Even though Poland is a place of physical security, it is easier to survive and hold on in foreign countries when you have a safe, understandable space, a community of people who are your own. It is not uncommon for Pentecostal or Charismatic churches of Ukrainian origin to serve as such a safe place for displaced people from Ukraine. The church in the understanding of representatives of these denominations is not a building, but a community of people united around Christ.

These are places where, due to many circumstances, a kind of "little Ukraine" emerges, the native language is spoken, and a strong connection with home is maintained. Geographical locations and communities that do not leave people alone with their problems, particularly women and children, and where one comes to another for one's own. This is changing the face of the church, because there are incentives that encourage it to be not a place of purely and exclusively Sunday gathering for a few hours, but to live throughout the week. Of particular note is the fact that these "little Ukraine's" are emerging in the communities of Evangelical Christians and Protestants. Why this is the case and why it is not a matter of chance or exception is another story.

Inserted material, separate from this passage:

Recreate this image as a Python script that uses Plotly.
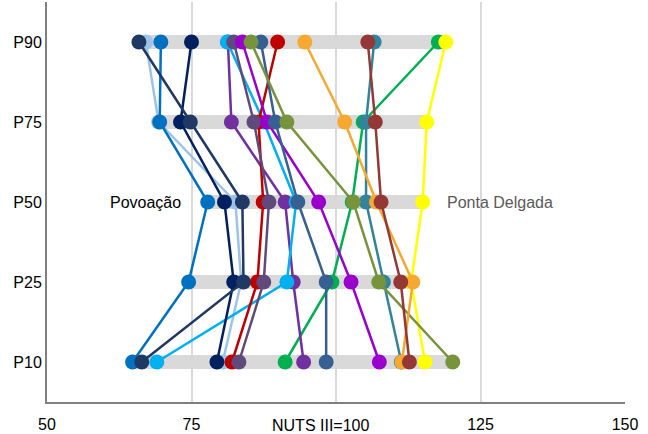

In fact, Ukrainian female refugees have been the ones who have contributed to the quantitative growth of Ukrainian Pentecostal and Charismatic churches in Poland over the past two years, and whose requests, even if not always explicitly, help these churches provide adequate and appropriate types of assistance to those forced to flee Ukraine. The needs and demands of the first weeks or months of the full-scale Russian invasion and those that exist today are different. The churches that initially welcomed, fed, transported, and provided shelter for Ukrainian refugees today have a number of ministries designed to facilitate Ukrainians' adaptation and integration in Poland, including language courses. They are also places where Ukrainians can find up-to-date and adequate information on legalization in Poland, social assistance, etc. At the same time, women in churches articulate the need, types and forms of assistance. For instance, they are speaking about need of psychological and pastoral care to help those of their compatriots who are experiencing the trauma of war. And this means almost everyone, because there are no Ukrainians who have not lost something or someone in this war.

Neither Ukrainian Charismatics nor Pentecostals deny the existence and manifestation of spiritual gifts in women-speaking in tongues, prophecy, visionary work, and healing. Male pastors with decades of ministry and more than one mission or church community established both in Ukraine and in places of forced displacement share with their flocks the testimony that it was women who led them to faith in Christ and repentance, to a qualitative change in their lives. In the areas of evangelism and evangelistic work among different age groups, administrative work, leadership in home groups and prayer meetings, females find use for their skills and spiritual gifts everywhere. Ukrainian Charismatic churches are much more liberal in their attitude to women becoming clergy, deaconesses, or pastors than traditional Pentecostals, who remain conservative in this matter. Women are, in one way or another, figures of authority, albeit non-public, in Ukrainian Pentecostal or Charismatic churches in Poland. Despite this, no woman is a founder or a leading pastor of such a church in Poland. In fact, just like it still is in Ukraine.

Dealing with and surviving during forced displacement, issue of preservation of divided families, femaile clergy, leadersof churches and preachers when there is a real threat that the number of male ministers may dramatically decrease due to the war - all these questions are being asked in one way or another. Finding the ways and answering them, particularly in practical terms, is part of the road to what these churches will be like in the future.